The relationship between the EU and the USA has been the cause of some concern, especially in Europe, while the ties between the US and China have become closer. Stubb saw Europe and the United States as a “grumpy old couple”.
“They are capable of cruelest of arguments and noblest of solidarity and they cannot escape their shared history. But they are not quite sure how the relationship will play out in their changing neighbourhood.”
As he sees it, their common history, and their largely shared values are not sufficient as a basis of the relationship.
In his speech, the Finnish Foreign Minister put forward five concrete proposals to boost the relationship between the EU and the USA. In addition to a free trade area, he brought forward the idea of a solidarity pledge, which would oblige both the EU and the United States to provide aid to each other in the event of a terror attack or natural disaster.

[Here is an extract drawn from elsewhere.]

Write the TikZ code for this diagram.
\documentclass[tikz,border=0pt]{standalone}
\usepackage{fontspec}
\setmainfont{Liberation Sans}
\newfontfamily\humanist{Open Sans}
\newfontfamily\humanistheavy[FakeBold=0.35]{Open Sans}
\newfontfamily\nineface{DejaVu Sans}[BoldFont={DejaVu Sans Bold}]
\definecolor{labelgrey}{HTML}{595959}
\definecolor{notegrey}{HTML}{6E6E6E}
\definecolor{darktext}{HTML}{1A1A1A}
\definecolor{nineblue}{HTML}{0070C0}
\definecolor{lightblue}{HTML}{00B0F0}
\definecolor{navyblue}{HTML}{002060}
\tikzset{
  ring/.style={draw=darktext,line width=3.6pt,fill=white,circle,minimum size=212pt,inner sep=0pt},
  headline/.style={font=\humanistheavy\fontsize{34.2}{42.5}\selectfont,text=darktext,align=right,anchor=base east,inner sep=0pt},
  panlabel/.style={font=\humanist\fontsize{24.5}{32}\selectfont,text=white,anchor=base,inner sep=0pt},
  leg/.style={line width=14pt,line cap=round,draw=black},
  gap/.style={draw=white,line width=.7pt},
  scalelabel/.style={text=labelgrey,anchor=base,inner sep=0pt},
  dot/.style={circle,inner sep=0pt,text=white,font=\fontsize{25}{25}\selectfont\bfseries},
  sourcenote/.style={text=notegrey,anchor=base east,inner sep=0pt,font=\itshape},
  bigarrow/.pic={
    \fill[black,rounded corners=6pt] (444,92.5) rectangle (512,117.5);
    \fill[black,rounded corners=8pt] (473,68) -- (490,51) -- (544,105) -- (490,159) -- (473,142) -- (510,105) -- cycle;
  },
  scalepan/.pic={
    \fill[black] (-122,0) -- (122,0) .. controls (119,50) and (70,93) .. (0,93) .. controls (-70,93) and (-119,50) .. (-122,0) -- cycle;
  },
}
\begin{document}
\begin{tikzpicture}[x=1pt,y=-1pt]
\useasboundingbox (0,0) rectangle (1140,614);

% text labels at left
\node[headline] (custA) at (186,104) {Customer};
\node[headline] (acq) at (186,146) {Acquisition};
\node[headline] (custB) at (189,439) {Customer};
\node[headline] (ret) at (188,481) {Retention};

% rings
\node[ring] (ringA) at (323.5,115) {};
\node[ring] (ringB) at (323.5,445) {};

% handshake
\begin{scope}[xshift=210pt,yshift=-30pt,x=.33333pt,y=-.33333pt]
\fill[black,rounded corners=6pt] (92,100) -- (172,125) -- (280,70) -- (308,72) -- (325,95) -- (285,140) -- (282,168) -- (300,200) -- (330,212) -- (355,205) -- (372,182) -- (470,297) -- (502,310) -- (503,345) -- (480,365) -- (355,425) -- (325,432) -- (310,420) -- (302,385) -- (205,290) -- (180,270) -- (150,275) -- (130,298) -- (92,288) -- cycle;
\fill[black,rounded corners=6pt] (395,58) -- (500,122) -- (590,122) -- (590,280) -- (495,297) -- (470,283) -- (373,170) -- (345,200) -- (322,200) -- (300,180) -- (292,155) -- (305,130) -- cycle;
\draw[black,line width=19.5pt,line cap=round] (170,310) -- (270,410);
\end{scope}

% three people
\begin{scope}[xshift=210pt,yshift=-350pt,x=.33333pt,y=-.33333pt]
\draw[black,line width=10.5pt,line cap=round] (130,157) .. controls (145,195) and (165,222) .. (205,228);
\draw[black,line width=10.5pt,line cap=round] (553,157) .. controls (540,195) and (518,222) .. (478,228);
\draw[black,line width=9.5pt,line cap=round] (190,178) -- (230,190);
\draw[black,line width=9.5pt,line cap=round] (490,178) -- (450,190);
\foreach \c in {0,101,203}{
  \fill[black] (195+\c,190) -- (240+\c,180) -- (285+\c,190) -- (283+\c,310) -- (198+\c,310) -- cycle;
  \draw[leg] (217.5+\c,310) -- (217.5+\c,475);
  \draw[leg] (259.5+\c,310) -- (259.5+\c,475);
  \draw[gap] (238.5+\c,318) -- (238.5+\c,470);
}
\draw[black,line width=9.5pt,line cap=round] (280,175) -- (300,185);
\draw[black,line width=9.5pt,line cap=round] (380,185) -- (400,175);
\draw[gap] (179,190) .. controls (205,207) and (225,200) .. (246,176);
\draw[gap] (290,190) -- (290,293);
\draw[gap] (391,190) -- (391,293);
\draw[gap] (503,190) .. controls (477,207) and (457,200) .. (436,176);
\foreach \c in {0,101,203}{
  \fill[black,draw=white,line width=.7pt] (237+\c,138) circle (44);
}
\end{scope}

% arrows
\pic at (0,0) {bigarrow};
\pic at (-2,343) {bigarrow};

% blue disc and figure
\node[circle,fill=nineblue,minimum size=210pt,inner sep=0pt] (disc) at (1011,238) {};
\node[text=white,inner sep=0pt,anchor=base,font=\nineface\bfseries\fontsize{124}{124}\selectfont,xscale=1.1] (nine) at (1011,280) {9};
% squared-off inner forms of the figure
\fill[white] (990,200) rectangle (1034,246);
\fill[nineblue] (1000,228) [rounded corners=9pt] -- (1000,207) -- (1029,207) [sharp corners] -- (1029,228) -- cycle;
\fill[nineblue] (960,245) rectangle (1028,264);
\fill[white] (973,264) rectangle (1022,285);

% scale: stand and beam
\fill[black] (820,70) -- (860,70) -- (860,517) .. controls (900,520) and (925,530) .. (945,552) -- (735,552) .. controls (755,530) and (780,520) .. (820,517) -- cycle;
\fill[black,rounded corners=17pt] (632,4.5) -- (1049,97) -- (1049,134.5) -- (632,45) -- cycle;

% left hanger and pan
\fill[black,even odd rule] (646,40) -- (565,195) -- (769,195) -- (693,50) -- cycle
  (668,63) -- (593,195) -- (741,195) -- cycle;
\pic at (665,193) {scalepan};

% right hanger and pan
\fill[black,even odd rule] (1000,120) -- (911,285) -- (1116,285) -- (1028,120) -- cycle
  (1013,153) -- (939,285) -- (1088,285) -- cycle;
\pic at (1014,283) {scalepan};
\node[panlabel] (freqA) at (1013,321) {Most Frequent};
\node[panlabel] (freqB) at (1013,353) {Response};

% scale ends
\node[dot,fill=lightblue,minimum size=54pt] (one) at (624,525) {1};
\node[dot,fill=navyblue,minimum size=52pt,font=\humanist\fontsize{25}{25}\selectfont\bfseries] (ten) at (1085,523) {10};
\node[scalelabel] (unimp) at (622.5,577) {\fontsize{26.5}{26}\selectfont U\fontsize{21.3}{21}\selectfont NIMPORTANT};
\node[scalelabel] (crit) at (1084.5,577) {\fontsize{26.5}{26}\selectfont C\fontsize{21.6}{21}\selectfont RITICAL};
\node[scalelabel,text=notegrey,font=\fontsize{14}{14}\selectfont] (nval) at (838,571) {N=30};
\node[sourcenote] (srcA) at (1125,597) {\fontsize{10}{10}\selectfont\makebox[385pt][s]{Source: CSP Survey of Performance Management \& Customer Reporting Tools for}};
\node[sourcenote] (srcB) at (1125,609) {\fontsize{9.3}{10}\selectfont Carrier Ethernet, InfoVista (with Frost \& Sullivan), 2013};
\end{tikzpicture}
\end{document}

A similar pledge came into effect among EU countries when the Lisbon Treaty was approved. Stubb emphasised that such a pledge between the US and the EU would complement, and not weaken commitments under NATO.
The Foreign Minister said that the EU and US should also lead the world in the transition to a low-carbon economy.

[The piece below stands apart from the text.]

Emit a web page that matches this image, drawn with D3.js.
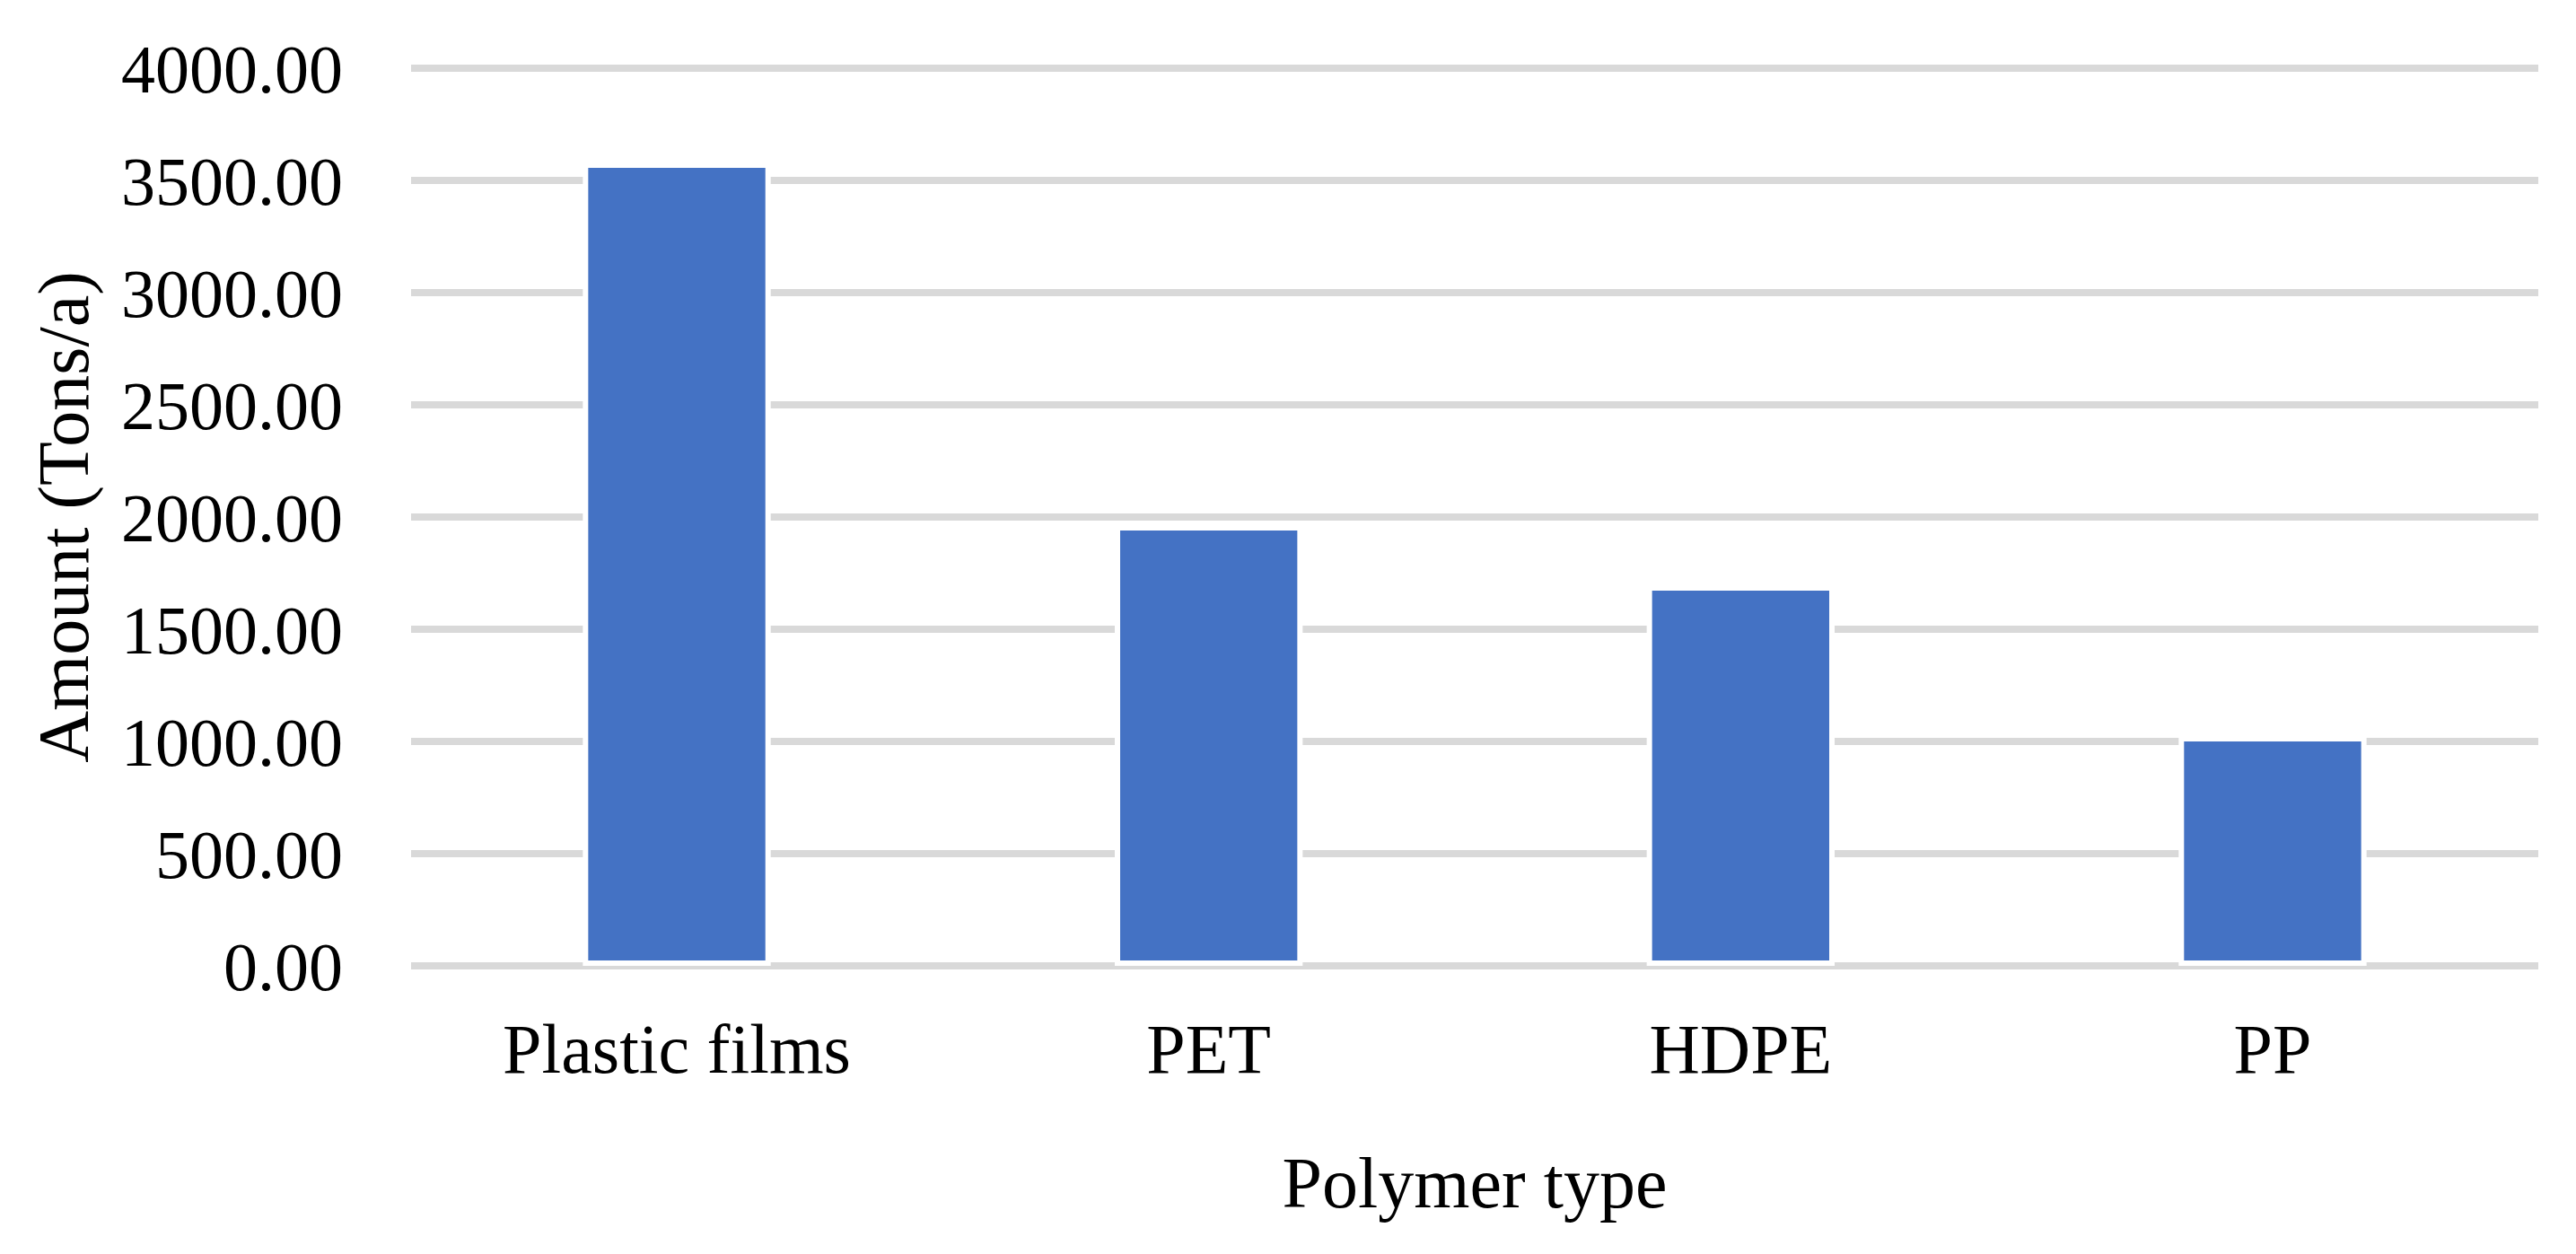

This proposal reflects European disappointment with the failure of the Copenhagen Climate Conference. He also said that EU-US cooperation should also be open to countries in the respective neighbourhoods, such as Canada, Turkey, and Norway.

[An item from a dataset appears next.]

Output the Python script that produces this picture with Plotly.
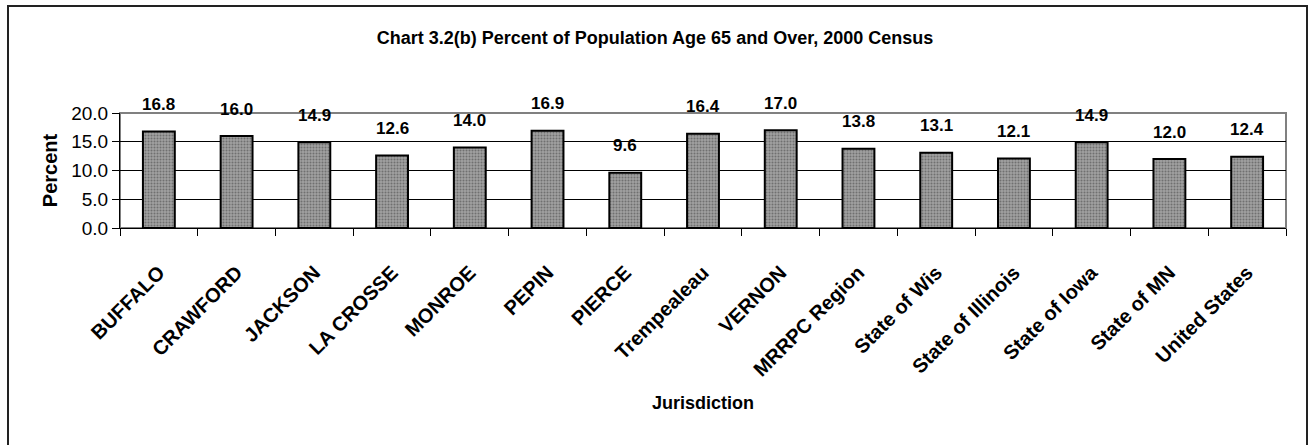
import plotly.graph_objects as go

categories = ["BUFFALO", "CRAWFORD", "JACKSON", "LA CROSSE", "MONROE", "PEPIN", "PIERCE",
              "Trempealeau", "VERNON", "MRRPC Region", "State of Wis", "State of Illinois",
              "State of Iowa", "State of MN", "United States"]
values = [16.8, 16.0, 14.9, 12.6, 14.0, 16.9, 9.6, 16.4, 17.0, 13.8, 13.1, 12.1, 14.9, 12.0, 12.4]
y_ticks = [0, 5, 10, 15, 20]

FONT = "Liberation Sans, Arial, sans-serif"

W, H = 1310, 445
L, R, T, B = 120, 1286, 113, 228

fig = go.Figure()
fig.add_trace(go.Bar(
    x=categories, y=values, width=0.41,
    marker=dict(color="#999999",
                line=dict(color="black", width=2),
                pattern=dict(shape=".", bgcolor="#a0a0a0", fgcolor="#404040",
                             size=3, solidity=0.35)),
    hoverinfo="skip",
))

for c, v in zip(categories, values):
    fig.add_annotation(x=c, y=v, text=f"<b>{v:.1f}</b>", showarrow=False,
                       yshift=27, font=dict(family=FONT, size=17, color="black"))

def px(x):
    return (x - L) / (R - L)

def py(y):
    return (B - y) / (B - T)

# outer figure border
fig.add_shape(type="rect", xref="paper", yref="paper",
              x0=px(8), x1=px(1307), y0=py(452), y1=py(6),
              line=dict(color="#222222", width=2), layer="below")
# plot area border (gray)
fig.add_shape(type="rect", xref="paper", yref="paper",
              x0=0, x1=1, y0=0, y1=1,
              line=dict(color="#808080", width=2), layer="below")

fig.update_layout(
    width=W, height=H,
    margin=dict(l=L, r=W - R, t=T, b=H - B),
    paper_bgcolor="white", plot_bgcolor="white",
    showlegend=False,
    font=dict(family=FONT, color="black"),
    title=dict(text="<b>Chart 3.2(b) Percent of Population Age 65 and Over, 2000 Census</b>",
               x=0.5, xref="container", xanchor="center",
               y=1 - 38 / H, yanchor="middle",
               font=dict(family=FONT, size=18, color="black")),
)
fig.update_xaxes(
    type="category", tickson="boundaries", ticks="outside", ticklen=7,
    tickcolor="black", showline=True, linecolor="black", linewidth=1,
    tickangle=-45, tickfont=dict(family=FONT, size=20, color="black"),
    tickprefix="<b>", ticksuffix="</b>",
    ticklabelstandoff=24,
    title=dict(text="<b>Jurisdiction</b>", font=dict(family=FONT, size=18, color="black"),
               standoff=16),
    showgrid=False,
)
fig.update_yaxes(
    range=[0, 20], tickvals=y_ticks, tickformat=".1f", ticks="outside", ticklen=7,
    tickcolor="black", showline=True, linecolor="black", linewidth=1,
    showgrid=True, gridcolor="black", gridwidth=1,
    tickfont=dict(family=FONT, size=19, color="black"),
    title=dict(text="<b>Percent</b>", font=dict(family=FONT, size=20, color="black"),
               standoff=8),
    zeroline=False,
)

fig.write_html("out.html", config={"displayModeBar": False},
               post_script="document.body.style.margin='0';")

To spice up the somewhat stale relationship, Stubb proposed setting up a “marriage council” - a group of experts led by two prominent personalities from both sides.
“Their task would be to outline a set of proposals on how to reinvigorate the transatlantic relationship. This ‘council’ could draw upon recent analyses and submit their proposals to the upcoming EU-US Summit.”
After his speech, Stubb admitted that in a visionary speech, realism can sometimes take a back seat. He said that he believes that a free trade area between the EU and the US could be a reality by 2020 if the marriage counselling works out.
He also said that the United States is not exclusively to blame for the coolness in the relationship, and that the European Union also needs to look in the mirror.
“The United States plays with players from whom it can get some benefit”, he said.